Where it doesn’t have MLS licenses, Balcony allows agents to enter their own transaction history information, which will not be verified by the platform.
Balcony users will have the opportunity to flag suspicious transaction data and other info on the platform to help ensure accuracy. The peer rating and review feature also helps add a self-policing function to the platform.
Currently, Balcony licenses data from California Regional MLS, the largest MLS in the U.S., and a handful of other MLSs across the U.S., Rodriguez said.
During the referral partner search process, agents can save up to five agents they might want to refer a client to and compare them.
Agents can compare up to five agents side by side in the platform. It shows their lifetime deals, those done at more recent intervals, the designations they have, whether they’ve been endorsed by other agents on the platform and who endorsed them, and the geographies they focus on.
Agents referring a deal can send the referral to all five agents. The first to respond gets the deal. Or they can just send to one.
Agents on the receiving end of a Balcony referral can review the lead before accepting. As part of the referral, Balcony provides an estimated commission amount and shows a redacted view of the client’s information.
If agents decide to accept a referral on Balcony, they sign a referral agreement and then get access to the potential client’s full information.
One of Balcony’s key value propositions is that it allows referring agents to stay in the loop the entire duration of a referral, Rodriguez said.
They can set up their Balcony account to send periodic progress updates on deals they’ve referred via text or email. The progress report notes whether the deal in question is active or under contract, or if the contract has been cancelled, accepted or terminated.

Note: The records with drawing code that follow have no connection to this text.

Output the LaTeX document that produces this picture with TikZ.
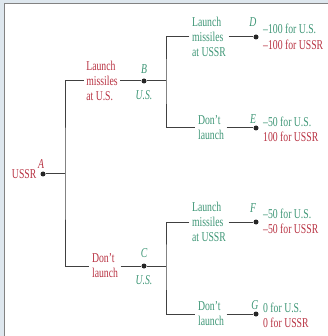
\documentclass[tikz,border=0pt]{standalone}
\usepackage{fontspec}
\setmainfont{Liberation Serif}[FakeStretch=0.72]
\usetikzlibrary{positioning}
\definecolor{ussrred}{RGB}{184,50,66}
\definecolor{usgreen}{RGB}{62,150,118}
\definecolor{bandblue}{RGB}{222,231,238}
\definecolor{edgegray}{RGB}{130,130,130}
\tikzset{
	move/.style={align=left, inner sep=2.5pt, font=\fontsize{13.5}{15}\selectfont},
	payoff/.style={align=left, inner sep=0pt, anchor=west, font=\fontsize{13.5}{15.5}\selectfont},
	dot/.style={circle, fill=black!85, inner sep=0pt, minimum size=5pt},
	tag/.style={inner sep=0pt, font=\fontsize{13.5}{14}\itshape, text=usgreen},
	branch/.style={draw=black!75, line width=1pt},
}

\begin{document}
\begin{tikzpicture}[x=1pt, y=-1pt]
	\useasboundingbox (0,0) rectangle (328,336);
	\fill[bandblue] (0,0) rectangle (328,3.5);
	\fill[bandblue] (0,0) rectangle (4,336);
	\draw[edgegray, line width=1pt] (4.5,336) -- (4.5,4) -- (328,4);

	% first move: USSR
	\node[dot] (a) at (43,174) {};
	\node[tag, text=ussrred] at (41,164) {A};
	\node[move, text=ussrred, anchor=east] (ussr) at (39,174) {USSR};
	\coordinate (splita) at (65,174);

	\node[move, text=ussrred] (launchus) at (102,81) {Launch\\missiles\\at U.S.};
	\node[move, text=ussrred] (dontus) at (105,266) {Don't\\launch};

	% second move: U.S.
	\node[dot] (b) at (144,81) {};
	\node[tag] at (144,69) {B};
	\node[tag] at (144,95) {U.S.};
	\node[dot] (c) at (144,266) {};
	\node[tag] at (144,253) {C};
	\node[tag] at (144,280) {U.S.};
	\coordinate (splitb) at (166,81);
	\coordinate (splitc) at (166,266);

	\node[move, text=usgreen] (launchd) at (209,37) {Launch\\missiles\\at USSR};
	\node[move, text=usgreen] (dontd) at (211,128) {Don't\\launch};
	\node[move, text=usgreen] (launchf) at (209,222) {Launch\\missiles\\at USSR};
	\node[move, text=usgreen] (dontf) at (211,314) {Don't\\launch};

	% outcomes
	\node[dot] (d) at (256,37) {};
	\node[dot] (e) at (256,128) {};
	\node[dot] (f) at (256,222) {};
	\node[dot] (g) at (256,314) {};
	\node[tag] at (253,22) {D};
	\node[tag] at (253,119) {E};
	\node[tag] at (253,208) {F};
	\node[tag] at (255,305) {G};

	\node[payoff] (payd) at (263,37) {{\color{usgreen}--100 for U.S.}\\{\color{ussrred}--100 for USSR}};
	\node[payoff] (paye) at (263,129.5) {{\color{usgreen}--50 for U.S.}\\{\color{ussrred}100 for USSR}};
	\node[payoff] (payf) at (263,221.5) {{\color{usgreen}--50 for U.S.}\\{\color{ussrred}--50 for USSR}};
	\node[payoff] (payg) at (263,315.5) {{\color{usgreen}0 for U.S.}\\{\color{ussrred}0 for USSR}};

	\draw[branch] (a) -- (splita);
	\draw[branch] (launchus.west) -| (splita) |- (dontus.west);
	\draw[branch] (launchus) -- (b) -- (splitb);
	\draw[branch] (dontus) -- (c) -- (splitc);
	\draw[branch] (launchd.west) -| (splitb) |- (dontd.west);
	\draw[branch] (launchf.west) -| (splitc) |- (dontf.west);
	\draw[branch] (launchd) -- (d);
	\draw[branch] (dontd) -- (e);
	\draw[branch] (launchf) -- (f);
	\draw[branch] (dontf) -- (g);
\end{tikzpicture}
\end{document}
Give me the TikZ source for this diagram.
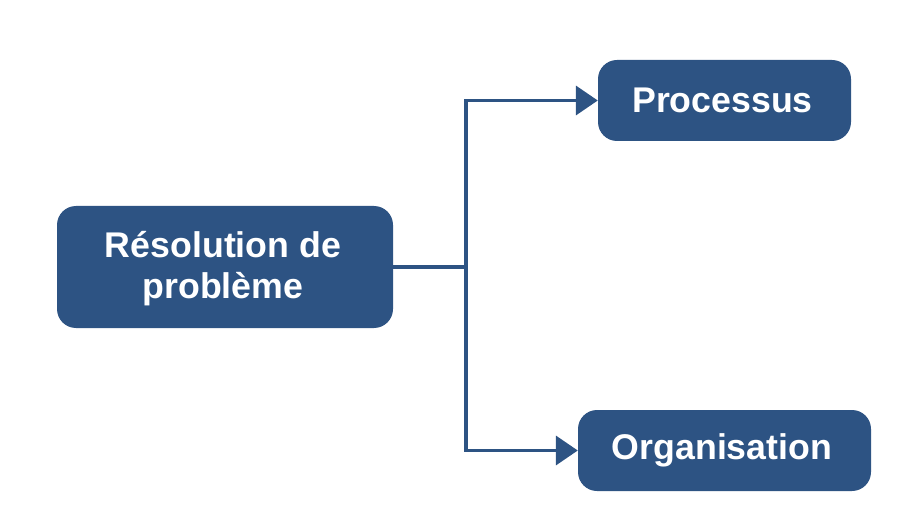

Balcony also features a dashboard that allows agents to track their referral income through Balcony and the deals they have in their pipeline.
Balcony features a dashboard for agents where they can monitor all their deals on the platform.
Balcony is licensed as a brokerage and collects 10 percent of the referral commission for deals done through the platform. Agents who receive a referral through Balcony pay a 30 percent referral fee to Balcony. Balcony sends two-thirds of that to the referring agent and keeps one-third.
The future
Though it’s launching in beta as an agent-focused referral platform, Balcony’s long-term vision is to power referrals for brokerages, Rodriguez said.
The firm’s building out a broker dashboard that gives a firm a broad look into all the referral deals they have in their pipeline along with the money associated with them, Rodriguez said.
“The broker product is a top priority,” Rodriguez said. The firm will offer both white-labeled and enterprise-level solutions, he said.
Balcony is currently taking reservations for access to its platform on its home page, through its iOS mobile app and via social media and email marketing, Rodriguez said.
Balcony will be opening up a funding round in the next couple of weeks, Rodriguez said.